Semantic versioning with Drupal and Git Flow

2014-10-21 00:00:00 +0000 UTC

An organized git branching model is essential for managing complexity on long-running Drupal projects. Without it, chaos ensues.

In this post, I’ll outline an approach for how to use the popular git flow methodology along with semantic versioning to organize your Drupal project. While this post is targeted towards Drupal 7, the same technique can easily be used with Drupal 8 or 6.

Git workflow

On small / medium Drupal projects, I’ve found that a simple GitHub Flow suffices. What is GitHub Flow? In a nutshell: whatever is merged into master is deployable; features or bug fixes should branch off master, and when they are ready, merged into master and deployed. Simple. And as the author of GithHub Flow states:

Git itself is fairly complex to understand, making the workflow that you use with it more complex than necessary is simply adding more mental overhead to everybody’s day. I would always advocate using the simplest possible system that will work for your team and doing so until it doesn’t work anymore and then adding complexity only as absolutely needed.
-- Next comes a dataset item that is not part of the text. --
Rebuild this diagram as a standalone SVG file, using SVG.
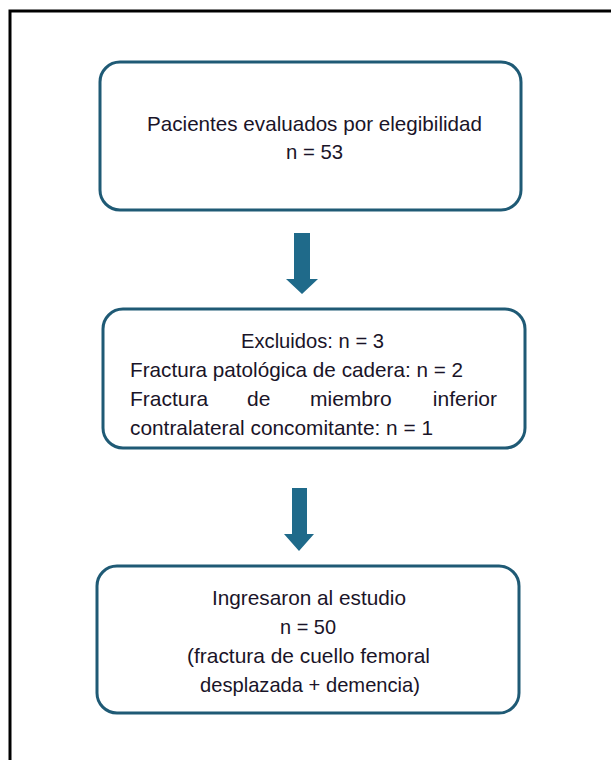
<svg xmlns="http://www.w3.org/2000/svg" width="611" height="760" viewBox="0 0 611 760">
<style>
.box{fill:#ffffff;stroke:#1f5a75;stroke-width:3}
.t{font-family:"Liberation Sans",Arial,sans-serif;font-size:21px;fill:#1a1428}
.arr{fill:#1f6a8a}
</style>
<rect x="0" y="0" width="611" height="760" fill="#ffffff"/>
<rect x="10" y="11" width="620" height="780" fill="none" stroke="#000000" stroke-width="3"/>
<g id="n1">
<rect class="box" x="100" y="62" width="421" height="148" rx="20"/>
<text class="t" x="147" y="131" textLength="335" lengthAdjust="spacingAndGlyphs">Pacientes evaluados por elegibilidad</text>
<text class="t" x="286" y="159" textLength="57" lengthAdjust="spacingAndGlyphs">n = 53</text>
</g>
<g id="n2">
<rect class="box" x="103" y="309" width="422" height="139" rx="20"/>
<text class="t" x="241" y="348" textLength="143" lengthAdjust="spacingAndGlyphs">Excluidos: n = 3</text>
<text class="t" x="130" y="377" textLength="333" lengthAdjust="spacingAndGlyphs">Fractura patológica de cadera: n = 2</text>
<text class="t" x="130" y="406">Fractura</text>
<text class="t" x="247" y="406">de</text>
<text class="t" x="310" y="406">miembro</text>
<text class="t" x="497" y="406" text-anchor="end">inferior</text>
<text class="t" x="130" y="435" textLength="303" lengthAdjust="spacingAndGlyphs">contralateral concomitante: n = 1</text>
</g>
<g id="n3">
<rect class="box" x="97" y="566" width="422" height="147" rx="20"/>
<text class="t" x="212" y="605" textLength="194" lengthAdjust="spacingAndGlyphs">Ingresaron al estudio</text>
<text class="t" x="280" y="634" textLength="56" lengthAdjust="spacingAndGlyphs">n = 50</text>
<text class="t" x="187" y="663" textLength="243" lengthAdjust="spacingAndGlyphs">(fractura de cuello femoral</text>
<text class="t" x="200" y="692" textLength="220" lengthAdjust="spacingAndGlyphs">desplazada + demencia)</text>
</g>
<g id="connectors">
<polygon class="arr" points="294,233 310,233 310,279 318,279 302,294 286,279 294,279"/>
<polygon class="arr" points="292,488 307,488 307,534 314,534 299,551 284,534 292,534"/>
</g>
</svg>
If GitHub Flow sounds like it will suit your needs, then you don’t need to finish reading the rest of this. But for larger projects with multiple developers and a longer timeline for development, read on.

Git flow

A great overview of git-flow is outlined in this document.

The summary is:

  1. Branch off of develop for feature development. When the feature is ready for client review and contains non-breaking changes, merge into develop
  2. When it’s time to release code to production, branch off of develop and create a release/* branch. Increment versions.
  3. When the release is ready, merge into master and tag a release. Checkout the tagged release in production. Merge the release back into develop.
  4. If an urgent issue or bug needs to be addressed, a hotfix branch can be created off of master, but hotfix branches should not be used to push features more rapidly, only to deal with bugs or security issues.

Typically, we’d then have tagged releases from master deployed to production while develop, release/* or feature/* branches would be deployed to dev/staging environments for peer review.

You’ll note that in step #2 above, git flow requires us to increment versions for a new release.

Well, how should we decide what version numbers to use?

Semantic versioning

One of the nice improvements in Drupal 8 is the adoption of semantic versioning for Drupal core. Semantic versioning is the idea that you can understand the significance of a project update by looking at the version number. From semver.org:

Given a version number MAJOR.MINOR.PATCH, increment the:

  • MAJOR version when you make incompatible API changes,
  • MINOR version when you add functionality in a backwards-compatible manner, and
  • PATCH version when you make backwards-compatible bug fixes.

How can we use this in our Drupal project? Using the following notation: 7.x-MAJOR.MINOR-rcPATCH. So, if you have a custom module like myproject_deploy, its version number might look like 7.x-1.0-rc0. Let’s add some bug fixes: 7.x-1.0-rc1. Ok, how about new functionality in a backwards-compatible manner? 7.x-1.1-rc0. And if we make incompatible API changes? 7.x-2.0-rc0. Simple enough.

Automation

When I’ve used this workflow, I use the policy of updating every custom module, theme and install profile’s version number when creating a new release. In addition to making it clear which version of a site’s code you are using, this also means we can standardize hook_update_N() implementations across all custom modules.

Now, we don’t want to increment every custom package version by hand, so let’s use a Drush script to automate the process. Now, whenever git-flow prompts you to bump versions, you can run drush @myproject.local php-script /path/to/bump-versions.php.